Information given:
::::::::

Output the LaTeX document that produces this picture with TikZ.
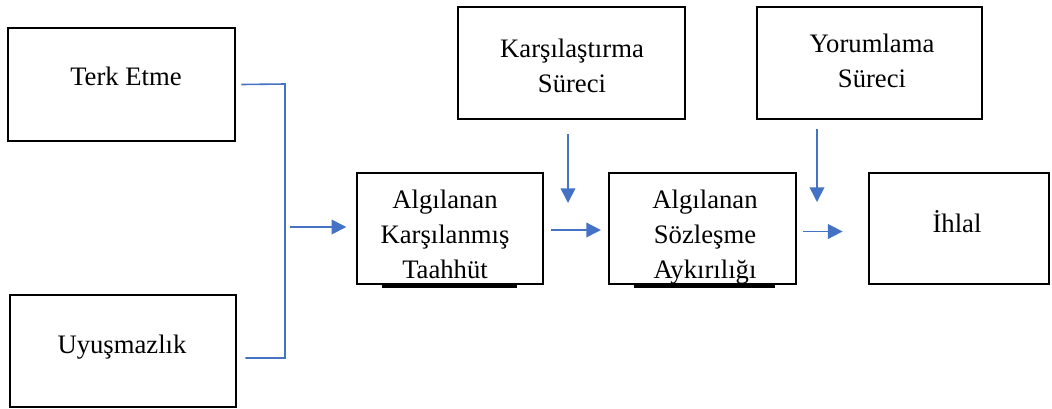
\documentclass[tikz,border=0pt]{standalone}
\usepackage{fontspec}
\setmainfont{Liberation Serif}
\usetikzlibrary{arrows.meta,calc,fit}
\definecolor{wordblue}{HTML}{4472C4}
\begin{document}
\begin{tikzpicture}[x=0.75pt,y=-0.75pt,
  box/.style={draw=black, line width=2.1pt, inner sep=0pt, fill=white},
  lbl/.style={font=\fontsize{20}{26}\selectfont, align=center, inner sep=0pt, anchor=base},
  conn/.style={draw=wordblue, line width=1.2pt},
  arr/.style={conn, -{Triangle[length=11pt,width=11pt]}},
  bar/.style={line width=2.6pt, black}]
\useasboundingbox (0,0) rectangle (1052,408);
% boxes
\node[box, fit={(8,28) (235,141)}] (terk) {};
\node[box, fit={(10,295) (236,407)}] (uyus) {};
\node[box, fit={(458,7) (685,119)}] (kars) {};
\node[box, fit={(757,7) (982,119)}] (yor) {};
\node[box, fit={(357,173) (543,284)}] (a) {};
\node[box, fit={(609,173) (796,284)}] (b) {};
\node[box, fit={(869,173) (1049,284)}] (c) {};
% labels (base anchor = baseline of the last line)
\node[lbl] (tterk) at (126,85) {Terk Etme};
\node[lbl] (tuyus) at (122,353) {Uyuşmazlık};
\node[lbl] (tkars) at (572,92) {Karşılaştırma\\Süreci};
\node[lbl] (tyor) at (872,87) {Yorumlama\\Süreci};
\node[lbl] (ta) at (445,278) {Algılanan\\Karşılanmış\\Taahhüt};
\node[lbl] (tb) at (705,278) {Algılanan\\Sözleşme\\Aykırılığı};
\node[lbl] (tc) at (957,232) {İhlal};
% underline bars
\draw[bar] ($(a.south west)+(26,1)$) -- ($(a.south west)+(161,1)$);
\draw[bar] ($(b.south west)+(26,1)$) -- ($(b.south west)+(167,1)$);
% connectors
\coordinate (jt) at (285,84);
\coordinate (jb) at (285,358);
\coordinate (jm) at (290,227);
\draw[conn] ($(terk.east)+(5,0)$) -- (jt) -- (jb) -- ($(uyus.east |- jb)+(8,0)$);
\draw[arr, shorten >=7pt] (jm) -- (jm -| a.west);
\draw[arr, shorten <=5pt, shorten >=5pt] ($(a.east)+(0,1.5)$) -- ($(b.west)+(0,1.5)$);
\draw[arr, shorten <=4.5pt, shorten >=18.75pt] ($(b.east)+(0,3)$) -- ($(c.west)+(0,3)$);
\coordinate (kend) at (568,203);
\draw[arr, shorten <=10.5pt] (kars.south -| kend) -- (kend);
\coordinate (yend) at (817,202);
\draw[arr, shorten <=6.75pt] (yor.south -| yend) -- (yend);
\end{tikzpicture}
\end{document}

::::::::

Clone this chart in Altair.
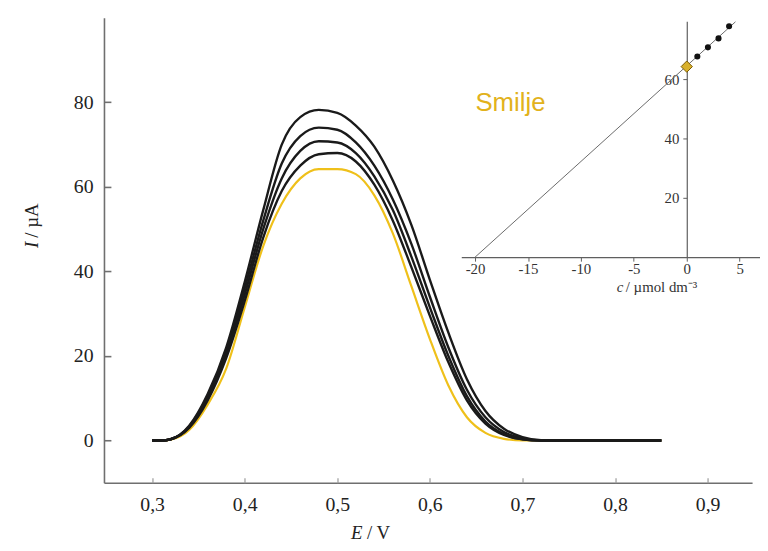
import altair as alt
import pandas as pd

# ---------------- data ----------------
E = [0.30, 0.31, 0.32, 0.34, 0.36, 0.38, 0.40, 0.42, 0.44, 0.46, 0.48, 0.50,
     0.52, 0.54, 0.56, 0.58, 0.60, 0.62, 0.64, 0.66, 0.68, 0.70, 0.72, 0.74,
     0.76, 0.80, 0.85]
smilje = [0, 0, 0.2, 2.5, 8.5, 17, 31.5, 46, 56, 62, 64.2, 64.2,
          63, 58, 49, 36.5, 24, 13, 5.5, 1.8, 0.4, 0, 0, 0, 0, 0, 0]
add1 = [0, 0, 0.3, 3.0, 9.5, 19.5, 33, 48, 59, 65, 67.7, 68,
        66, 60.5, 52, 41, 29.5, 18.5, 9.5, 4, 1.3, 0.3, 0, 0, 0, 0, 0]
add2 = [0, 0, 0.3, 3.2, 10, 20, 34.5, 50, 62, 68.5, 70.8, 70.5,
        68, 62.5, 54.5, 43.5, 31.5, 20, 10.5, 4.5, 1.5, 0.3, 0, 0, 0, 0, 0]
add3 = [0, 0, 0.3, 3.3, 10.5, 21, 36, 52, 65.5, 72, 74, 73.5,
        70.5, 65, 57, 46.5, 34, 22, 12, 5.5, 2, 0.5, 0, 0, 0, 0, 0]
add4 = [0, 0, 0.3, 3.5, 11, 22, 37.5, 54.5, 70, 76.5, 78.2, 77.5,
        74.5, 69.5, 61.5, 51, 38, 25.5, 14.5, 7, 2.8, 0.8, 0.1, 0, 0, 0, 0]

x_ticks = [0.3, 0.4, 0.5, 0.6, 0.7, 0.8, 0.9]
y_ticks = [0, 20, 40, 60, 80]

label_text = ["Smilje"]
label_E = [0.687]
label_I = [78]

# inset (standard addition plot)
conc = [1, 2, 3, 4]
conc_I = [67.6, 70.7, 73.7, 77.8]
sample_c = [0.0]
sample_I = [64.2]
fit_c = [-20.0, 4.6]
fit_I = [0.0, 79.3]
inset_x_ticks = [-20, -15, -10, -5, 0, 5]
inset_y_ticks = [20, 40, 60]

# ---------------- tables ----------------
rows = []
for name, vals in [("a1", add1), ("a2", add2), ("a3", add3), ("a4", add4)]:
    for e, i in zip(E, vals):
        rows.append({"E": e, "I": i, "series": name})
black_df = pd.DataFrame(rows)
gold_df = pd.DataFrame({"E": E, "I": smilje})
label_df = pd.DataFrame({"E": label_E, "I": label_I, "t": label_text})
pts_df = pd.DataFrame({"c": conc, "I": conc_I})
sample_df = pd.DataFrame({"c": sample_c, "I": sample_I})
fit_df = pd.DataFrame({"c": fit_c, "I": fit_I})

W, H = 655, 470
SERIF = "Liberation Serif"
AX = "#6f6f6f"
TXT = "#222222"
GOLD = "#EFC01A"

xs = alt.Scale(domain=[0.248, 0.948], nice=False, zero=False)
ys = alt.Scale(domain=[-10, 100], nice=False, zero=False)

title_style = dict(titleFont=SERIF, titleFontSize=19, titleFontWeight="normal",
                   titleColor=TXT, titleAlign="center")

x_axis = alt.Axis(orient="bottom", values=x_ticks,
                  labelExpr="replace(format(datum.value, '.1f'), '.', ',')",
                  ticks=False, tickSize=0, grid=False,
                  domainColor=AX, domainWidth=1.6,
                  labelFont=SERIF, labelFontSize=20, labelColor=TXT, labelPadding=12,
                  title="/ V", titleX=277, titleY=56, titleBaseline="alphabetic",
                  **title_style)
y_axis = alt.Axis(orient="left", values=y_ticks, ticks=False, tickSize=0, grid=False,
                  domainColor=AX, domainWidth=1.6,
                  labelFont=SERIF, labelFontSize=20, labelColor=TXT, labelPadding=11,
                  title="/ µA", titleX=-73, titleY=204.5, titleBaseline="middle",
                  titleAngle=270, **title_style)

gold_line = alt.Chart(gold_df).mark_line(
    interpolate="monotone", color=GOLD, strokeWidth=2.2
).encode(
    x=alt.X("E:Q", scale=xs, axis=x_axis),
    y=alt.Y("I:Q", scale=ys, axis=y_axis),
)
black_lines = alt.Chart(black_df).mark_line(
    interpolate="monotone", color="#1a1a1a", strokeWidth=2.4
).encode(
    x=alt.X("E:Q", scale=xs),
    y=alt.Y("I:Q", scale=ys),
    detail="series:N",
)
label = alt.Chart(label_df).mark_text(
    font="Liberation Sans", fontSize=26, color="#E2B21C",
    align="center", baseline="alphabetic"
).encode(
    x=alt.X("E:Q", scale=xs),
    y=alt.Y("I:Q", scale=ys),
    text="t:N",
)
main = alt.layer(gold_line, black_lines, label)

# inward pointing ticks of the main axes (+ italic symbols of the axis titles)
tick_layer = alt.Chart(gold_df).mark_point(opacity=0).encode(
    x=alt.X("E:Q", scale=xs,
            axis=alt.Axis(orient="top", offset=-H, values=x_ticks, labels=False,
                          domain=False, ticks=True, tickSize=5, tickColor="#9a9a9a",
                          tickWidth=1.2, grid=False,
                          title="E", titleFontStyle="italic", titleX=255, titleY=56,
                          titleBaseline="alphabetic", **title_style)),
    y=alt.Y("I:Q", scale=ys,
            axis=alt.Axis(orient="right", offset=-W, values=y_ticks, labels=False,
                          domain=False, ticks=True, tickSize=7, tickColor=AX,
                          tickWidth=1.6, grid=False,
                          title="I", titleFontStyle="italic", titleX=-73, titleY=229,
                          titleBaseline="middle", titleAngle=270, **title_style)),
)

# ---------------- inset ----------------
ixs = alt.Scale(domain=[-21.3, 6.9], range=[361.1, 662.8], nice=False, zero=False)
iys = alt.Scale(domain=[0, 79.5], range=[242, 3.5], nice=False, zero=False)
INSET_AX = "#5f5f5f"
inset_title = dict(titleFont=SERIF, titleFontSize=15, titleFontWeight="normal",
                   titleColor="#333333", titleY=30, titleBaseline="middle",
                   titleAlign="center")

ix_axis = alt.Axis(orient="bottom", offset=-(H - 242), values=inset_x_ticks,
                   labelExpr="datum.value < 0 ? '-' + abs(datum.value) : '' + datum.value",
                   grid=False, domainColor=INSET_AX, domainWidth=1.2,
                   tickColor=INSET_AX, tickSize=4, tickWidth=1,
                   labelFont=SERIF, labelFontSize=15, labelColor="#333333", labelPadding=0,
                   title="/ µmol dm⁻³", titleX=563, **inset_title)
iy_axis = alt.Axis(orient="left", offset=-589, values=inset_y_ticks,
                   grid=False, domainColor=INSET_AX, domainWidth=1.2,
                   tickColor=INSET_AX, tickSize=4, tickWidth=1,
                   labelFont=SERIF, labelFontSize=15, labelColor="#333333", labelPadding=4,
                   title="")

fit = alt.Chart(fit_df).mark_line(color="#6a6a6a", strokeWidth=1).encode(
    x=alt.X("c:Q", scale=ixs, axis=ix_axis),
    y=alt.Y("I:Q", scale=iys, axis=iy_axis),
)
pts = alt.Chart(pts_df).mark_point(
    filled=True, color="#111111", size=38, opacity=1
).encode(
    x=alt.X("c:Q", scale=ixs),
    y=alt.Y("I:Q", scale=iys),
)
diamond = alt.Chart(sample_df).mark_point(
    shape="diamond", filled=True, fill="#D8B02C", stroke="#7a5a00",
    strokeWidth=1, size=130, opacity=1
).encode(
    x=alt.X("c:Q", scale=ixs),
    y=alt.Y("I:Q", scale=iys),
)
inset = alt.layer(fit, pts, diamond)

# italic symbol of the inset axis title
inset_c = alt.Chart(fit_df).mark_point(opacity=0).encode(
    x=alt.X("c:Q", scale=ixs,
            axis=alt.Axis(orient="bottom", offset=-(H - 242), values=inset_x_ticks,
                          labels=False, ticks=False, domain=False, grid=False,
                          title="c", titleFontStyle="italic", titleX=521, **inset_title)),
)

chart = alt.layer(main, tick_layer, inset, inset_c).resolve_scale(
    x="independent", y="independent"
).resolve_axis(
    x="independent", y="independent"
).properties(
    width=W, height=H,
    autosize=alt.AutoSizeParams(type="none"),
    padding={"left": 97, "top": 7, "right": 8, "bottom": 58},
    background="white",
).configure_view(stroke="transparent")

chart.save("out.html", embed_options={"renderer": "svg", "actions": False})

::::::::

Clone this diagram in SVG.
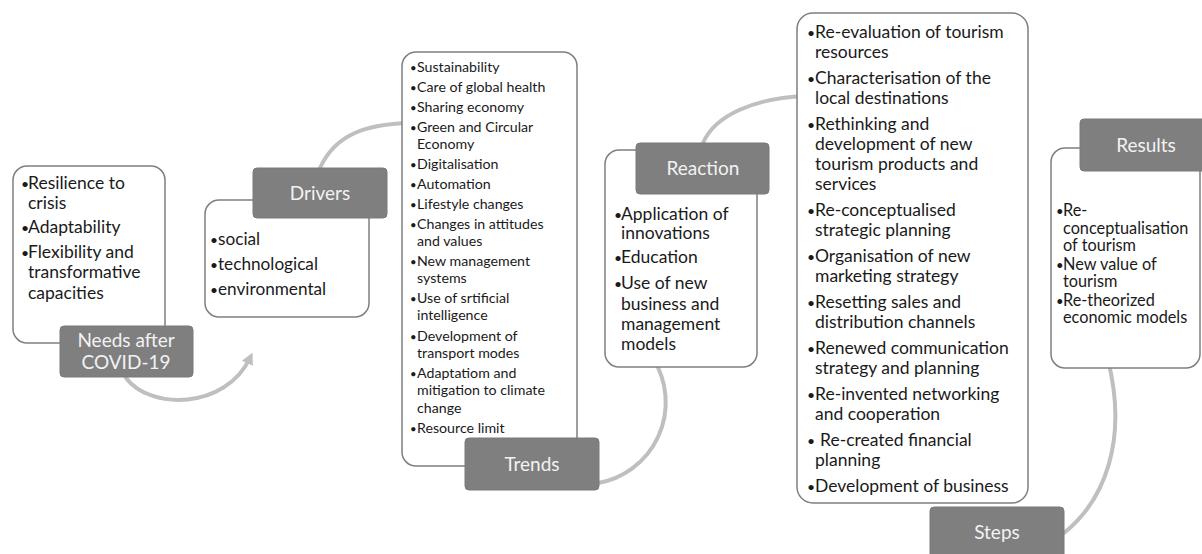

::::::::

Given task:
Determine how many lines of the data contain "Clone" and give nothing but that number.

Task answer:
2